DIRECTION
Retype every line from the start of the data down to and including the line with "plt.rcParams['font.family'] = ['Liberation". Skip the pictures.
-*-
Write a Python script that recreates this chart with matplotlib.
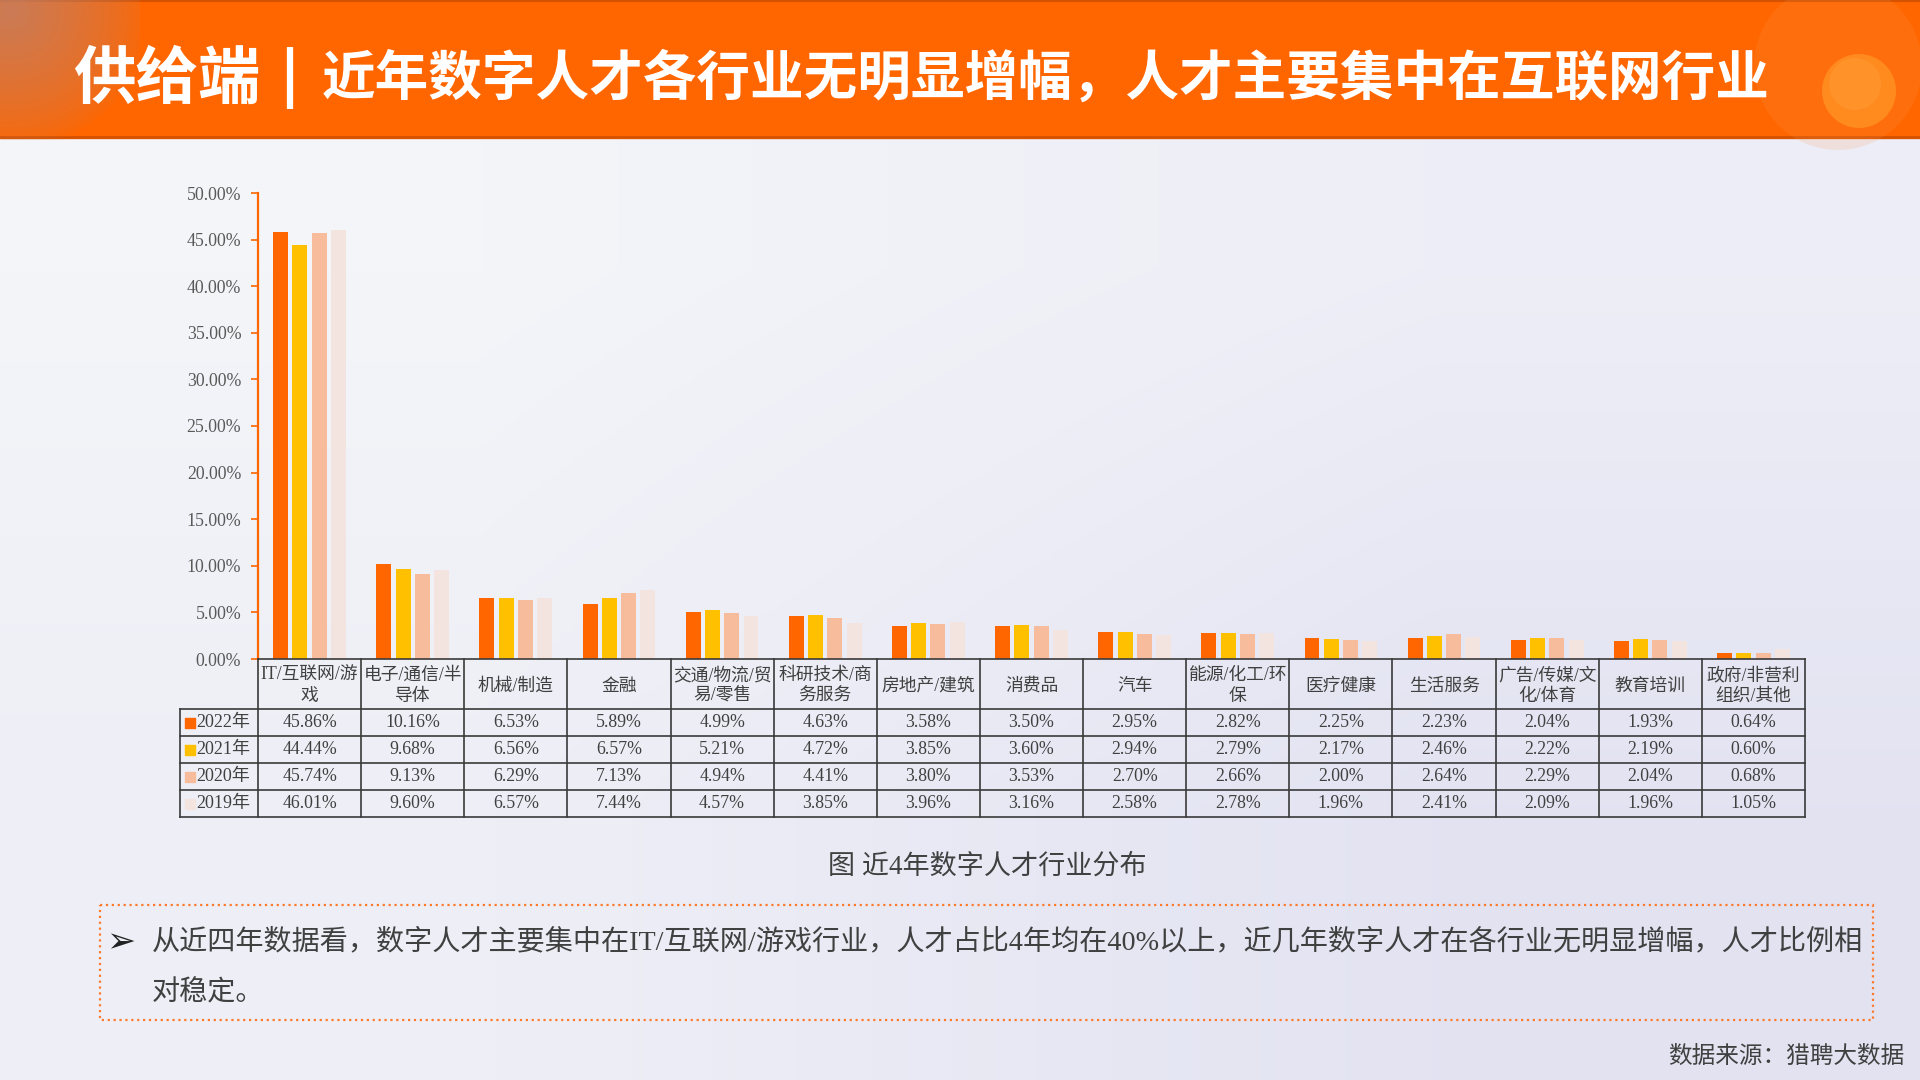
import matplotlib.pyplot as plt
import matplotlib.patches as mpatches
import numpy as np

plt.rcParams['font.family'] = ['Liberation Serif', 'Noto Sans CJK SC']

# data
industries = ['IT/互联网/游\n戏', '电子/通信/半\n导体', '机械/制造', '金融', '交通/物流/贸\n易/零售',
              '科研技术/商\n务服务', '房地产/建筑', '消费品', '汽车', '能源/化工/环\n保',
              '医疗健康', '生活服务', '广告/传媒/文\n化/体育', '教育培训', '政府/非营利\n组织/其他']
years = ['2022年', '2021年', '2020年', '2019年']
v2022 = [45.86, 10.16, 6.53, 5.89, 4.99, 4.63, 3.58, 3.50, 2.95, 2.82, 2.25, 2.23, 2.04, 1.93, 0.64]
v2021 = [44.44, 9.68, 6.56, 6.57, 5.21, 4.72, 3.85, 3.60, 2.94, 2.79, 2.17, 2.46, 2.22, 2.19, 0.60]
v2020 = [45.74, 9.13, 6.29, 7.13, 4.94, 4.41, 3.80, 3.53, 2.70, 2.66, 2.00, 2.64, 2.29, 2.04, 0.68]
v2019 = [46.01, 9.60, 6.57, 7.44, 4.57, 3.85, 3.96, 3.16, 2.58, 2.78, 1.96, 2.41, 2.09, 1.96, 1.05]
series = [v2022, v2021, v2020, v2019]
yticks = [0, 5, 10, 15, 20, 25, 30, 35, 40, 45, 50]

title_a = '供给端'
title_b = '近年数字人才各行业无明显增幅，人才主要集中在互联网行业'
caption = '图 近4年数字人才行业分布'
note1 = '从近四年数据看，数字人才主要集中在IT/互联网/游戏行业，人才占比4年均在40%以上，近几年数字人才在各行业无明显增幅，人才比例相'
note2 = '对稳定。'
source = '数据来源：猎聘大数据'

colors = ['#FF6600', '#FFC000', '#F7BC9C', '#F3E4DF']
txt = '#404040'
W, H = 1920, 1080

fig = plt.figure(figsize=(19.2, 10.8), dpi=100)

# full figure overlay in pixel coords
bg = fig.add_axes([0, 0, 1, 1])
bg.set_xlim(0, W)
bg.set_ylim(H, 0)
bg.axis('off')
grad = np.array([[[0.957, 0.961, 0.976], [0.929, 0.933, 0.965]],
                 [[0.933, 0.937, 0.965], [0.890, 0.890, 0.949]]])
bg.imshow(grad, extent=(0, W, H, 0), interpolation='bilinear', aspect='auto', zorder=0)

# header
bg.add_patch(mpatches.Rectangle((0, 0), W, 138, color='#FF6600', zorder=1))
bg.plot([0, W], [137, 137], color='#D45200', lw=2, zorder=2)
bg.plot([0, W], [1, 1], color='#D45200', lw=1.5, zorder=2)
yy, xx = np.mgrid[0:140, 0:140]
d = np.sqrt((xx - 10.0) ** 2 + (yy - 10.0) ** 2)
blob = np.zeros((140, 140, 4))
blob[..., 0], blob[..., 1], blob[..., 2] = 0.76, 0.50, 0.40
blob[..., 3] = 0.85 * np.clip(1 - d / 140, 0, 1) ** 0.7
bg.imshow(blob, extent=(0, 140, 140, 0), zorder=2)
bg.add_patch(mpatches.Circle((1838, 66), 84, color='#FF9A55', alpha=0.16, lw=0, zorder=2))
bg.add_patch(mpatches.Circle((1859, 91), 37, color='#FF8A1E', lw=0, zorder=3))
bg.add_patch(mpatches.Circle((1855, 84), 26, color='#FF9B35', alpha=0.55, lw=0, zorder=3))
bg.text(73, 79, title_a, color='white', fontsize=45, fontweight='bold',
        family=['Noto Sans CJK SC'], ha='left', va='center', zorder=4)
bg.plot([290, 290], [47, 109], color='white', lw=4.5, solid_capstyle='butt', zorder=4)
bg.text(322, 79, title_b, color='white', fontsize=38.6, fontweight='bold',
        family=['Noto Sans CJK SC'], ha='left', va='center', zorder=4)

# caption, note, source
bg.text(987, 867, caption, color=txt, fontsize=19.5, ha='center', va='center')
bg.add_patch(mpatches.Rectangle((100, 905), 1773, 115, fill=False, edgecolor='#FF7A2A',
                                ls=':', lw=1.6))
bg.text(106, 942, '➢', family=['DejaVu Sans'], color='#222222', fontsize=25, ha='left', va='center')
bg.text(152, 942, note1, color=txt, fontsize=20.25, ha='left', va='center')
bg.text(152, 993, note2, color=txt, fontsize=20.25, ha='left', va='center')
bg.text(1904, 1057, source, color=txt, fontsize=17, ha='right', va='center')

# bar chart
x0, x1, ytop, y0 = 258, 1805, 193, 659
ax = fig.add_axes([x0 / W, (H - y0) / H, (x1 - x0) / W, (y0 - ytop) / H])
ax.set_facecolor('none')
n = len(industries)
idx = np.arange(n)
offsets = [-0.28, -0.093, 0.093, 0.28]
for s, vals in enumerate(series):
    ax.bar(idx + offsets[s], vals, width=0.145, color=colors[s], label=years[s], zorder=2)
ax.set_xlim(-0.5, n - 0.5)
ax.set_ylim(0, 50)
ax.set_yticks(yticks)
ax.set_yticklabels(['%.2f%%' % t for t in yticks], color='#595959', fontsize=12.8)
ax.tick_params(axis='y', colors='#FF6600', labelcolor='#595959', length=5, width=1.2, pad=7)
ax.set_xticks([])
for sp in ['top', 'right']:
    ax.spines[sp].set_visible(False)
ax.spines['left'].set_color('#FF6600')
ax.spines['left'].set_linewidth(1.6)
ax.spines['bottom'].set_color('#3A3A3A')
ax.spines['bottom'].set_linewidth(1.2)

# data table under the bars
lab_w = 78 / ((x1 - x0) / n)
tx0 = -0.5 - lab_w
tb = 817
rows = [659, 709, 736, 763, 790, 817]
tab = fig.add_axes([180 / W, (H - tb) / H, (x1 - 180) / W, (tb - 659) / H])
tab.set_xlim(tx0, n - 0.5)
tab.set_ylim(tb, 659)
tab.axis('off')
lc = '#3A3A3A'
for k in range(n + 1):
    tab.plot([k - 0.5, k - 0.5], [rows[0], rows[-1]], color=lc, lw=1.2, clip_on=False)
tab.plot([tx0, tx0], [rows[1], rows[-1]], color=lc, lw=1.2, clip_on=False)
for r in rows[1:]:
    tab.plot([tx0, n - 0.5], [r, r], color=lc, lw=1.2, clip_on=False)
for i, name in enumerate(industries):
    tab.text(i, (rows[0] + rows[1]) / 2 + 2, name, color=txt, fontsize=12.8, ha='center',
             va='center', linespacing=1.3)
for s, vals in enumerate(series):
    yc = (rows[s + 1] + rows[s + 2]) / 2
    tab.scatter([tx0 + 0.1], [yc], marker='s', s=42, color=colors[s], clip_on=False)
    tab.text(tx0 + 0.16, yc, years[s], color=txt, fontsize=13, ha='left', va='center')
    for i, v in enumerate(vals):
        tab.text(i, yc, '%.2f%%' % v, color=txt, fontsize=12.8, ha='center', va='center')

fig.savefig('out.png', dpi=100)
-*-
RESULT
Write a Python script that recreates this chart with matplotlib.
import matplotlib.pyplot as plt
import matplotlib.patches as mpatches
import numpy as np

plt.rcParams['font.family'] = ['Liberation Serif', 'Noto Sans CJK SC']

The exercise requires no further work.